## Entries with chart source code
-- BEGIN --

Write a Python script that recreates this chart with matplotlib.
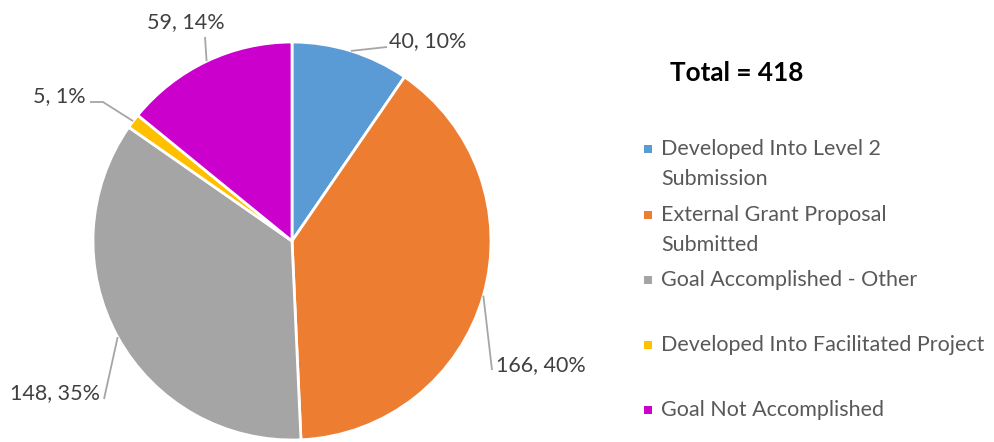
import numpy as np
import matplotlib
matplotlib.use("Agg")
import matplotlib.pyplot as plt

plt.rcParams['font.family'] = ['Lato', 'DejaVu Sans']

categories = ["Developed Into Level 2\nSubmission",
              "External Grant Proposal\nSubmitted",
              "Goal Accomplished - Other",
              "Developed Into Facilitated Project",
              "Goal Not Accomplished"]
counts = [40, 166, 148, 5, 59]
percents = ["10%", "40%", "35%", "1%", "14%"]
colors = ["#5B9BD5", "#ED7D31", "#A5A5A5", "#FFC000", "#CC00CC"]

W, H = 994, 442
fig = plt.figure(figsize=(W / 100, H / 100), dpi=100)
ax = fig.add_axes([0, 0, 1, 1])


def py(y):
    # pixel row (from top) -> data y
    return H - y


cx, cy, r = 292, py(241), 199
wedges, _ = ax.pie(counts, colors=colors, startangle=90, counterclock=False,
                   center=(cx, cy), radius=r, frame=True,
                   wedgeprops=dict(edgecolor="white", linewidth=2))
ax.set_xlim(0, W)
ax.set_ylim(0, H)
ax.axis("off")

# label placement: (text x, text y, ha, extra leader points) in pixels
label_pos = [
    (389, 41, "left", [(387, 47)]),
    (496, 365, "left", [(492, 370)]),
    (100, 393, "right", [(104, 399)]),
    (86, 96, "right", [(103, 102), (90, 102)]),
    (186, 22, "center", [(205, 37)]),
]

fs = 15.5
line_col = "#A6A6A6"
for w, n, p, (tx, ty, ha, pts) in zip(wedges, counts, percents, label_pos):
    mid = np.deg2rad((w.theta1 + w.theta2) / 2)
    sx, sy = cx + r * np.cos(mid), cy + r * np.sin(mid)
    xs = [sx] + [q[0] for q in pts]
    ys = [sy] + [py(q[1]) for q in pts]
    ax.plot(xs, ys, color=line_col, lw=1.3, solid_capstyle="butt")
    ax.text(tx, py(ty), f"{n}, {p}", ha=ha, va="center", fontsize=fs,
            color="#404040")

# total
ax.text(670, py(73), f"Total = {sum(counts)}", ha="left", va="center",
        fontsize=18.8, fontweight="bold", color="black")

# legend
leg_y = [149, 215, 280, 345, 410]
for lab, c, y in zip(categories, colors, leg_y):
    ax.add_patch(plt.Rectangle((644, py(y) - 4), 8, 8, color=c, lw=0))
    ax.text(661, py(y) + 10, lab, ha="left", va="top", fontsize=fs,
            color="#595959", linespacing=1.62)

fig.savefig("out.png", dpi=100)
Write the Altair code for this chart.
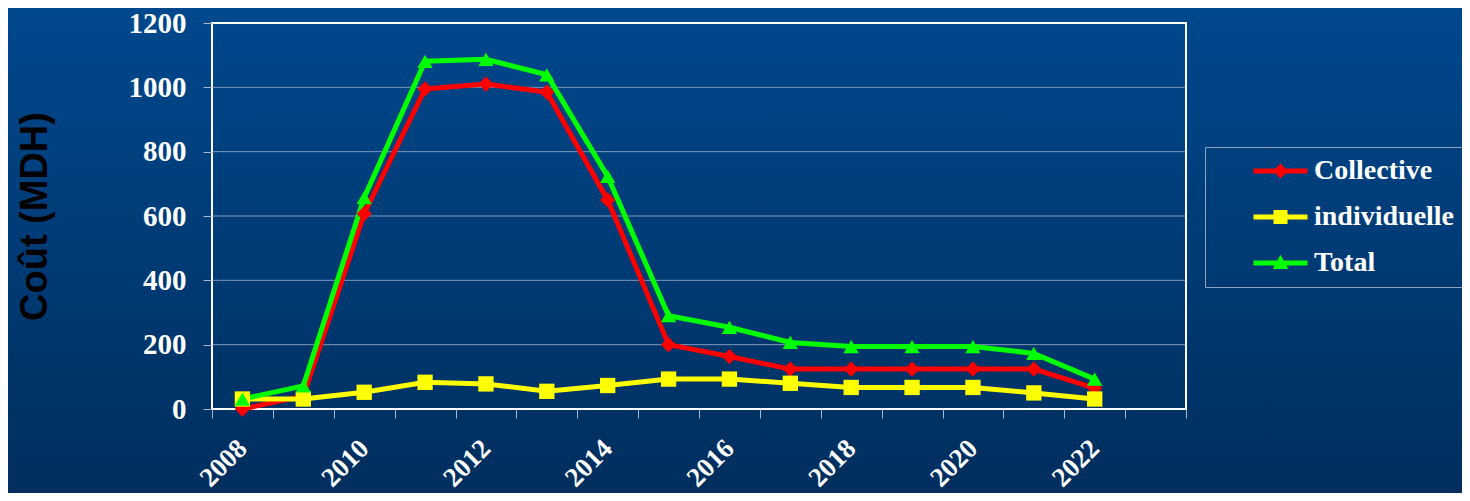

-- END --

Every line above should be repeated exactly; pictures stay out of the copy.

## Solution to the exercise
Write a Python script that recreates this chart with matplotlib.
import numpy as np
import matplotlib
matplotlib.use("Agg")
import matplotlib.pyplot as plt

plt.rcParams['font.family'] = ['Lato', 'DejaVu Sans']

categories = ["Developed Into Level 2\nSubmission",
              "External Grant Proposal\nSubmitted",
              "Goal Accomplished - Other",
              "Developed Into Facilitated Project",
              "Goal Not Accomplished"]
counts = [40, 166, 148, 5, 59]
percents = ["10%", "40%", "35%", "1%", "14%"]
colors = ["#5B9BD5", "#ED7D31", "#A5A5A5", "#FFC000", "#CC00CC"]

W, H = 994, 442
fig = plt.figure(figsize=(W / 100, H / 100), dpi=100)
ax = fig.add_axes([0, 0, 1, 1])


def py(y):
    # pixel row (from top) -> data y
    return H - y


cx, cy, r = 292, py(241), 199
wedges, _ = ax.pie(counts, colors=colors, startangle=90, counterclock=False,
                   center=(cx, cy), radius=r, frame=True,
                   wedgeprops=dict(edgecolor="white", linewidth=2))
ax.set_xlim(0, W)
ax.set_ylim(0, H)
ax.axis("off")

# label placement: (text x, text y, ha, extra leader points) in pixels
label_pos = [
    (389, 41, "left", [(387, 47)]),
    (496, 365, "left", [(492, 370)]),
    (100, 393, "right", [(104, 399)]),
    (86, 96, "right", [(103, 102), (90, 102)]),
    (186, 22, "center", [(205, 37)]),
]

fs = 15.5
line_col = "#A6A6A6"
for w, n, p, (tx, ty, ha, pts) in zip(wedges, counts, percents, label_pos):
    mid = np.deg2rad((w.theta1 + w.theta2) / 2)
    sx, sy = cx + r * np.cos(mid), cy + r * np.sin(mid)
    xs = [sx] + [q[0] for q in pts]
    ys = [sy] + [py(q[1]) for q in pts]
    ax.plot(xs, ys, color=line_col, lw=1.3, solid_capstyle="butt")
    ax.text(tx, py(ty), f"{n}, {p}", ha=ha, va="center", fontsize=fs,
            color="#404040")

# total
ax.text(670, py(73), f"Total = {sum(counts)}", ha="left", va="center",
        fontsize=18.8, fontweight="bold", color="black")

# legend
leg_y = [149, 215, 280, 345, 410]
for lab, c, y in zip(categories, colors, leg_y):
    ax.add_patch(plt.Rectangle((644, py(y) - 4), 8, 8, color=c, lw=0))
    ax.text(661, py(y) + 10, lab, ha="left", va="top", fontsize=fs,
            color="#595959", linespacing=1.62)

fig.savefig("out.png", dpi=100)
Write the Altair code for this chart.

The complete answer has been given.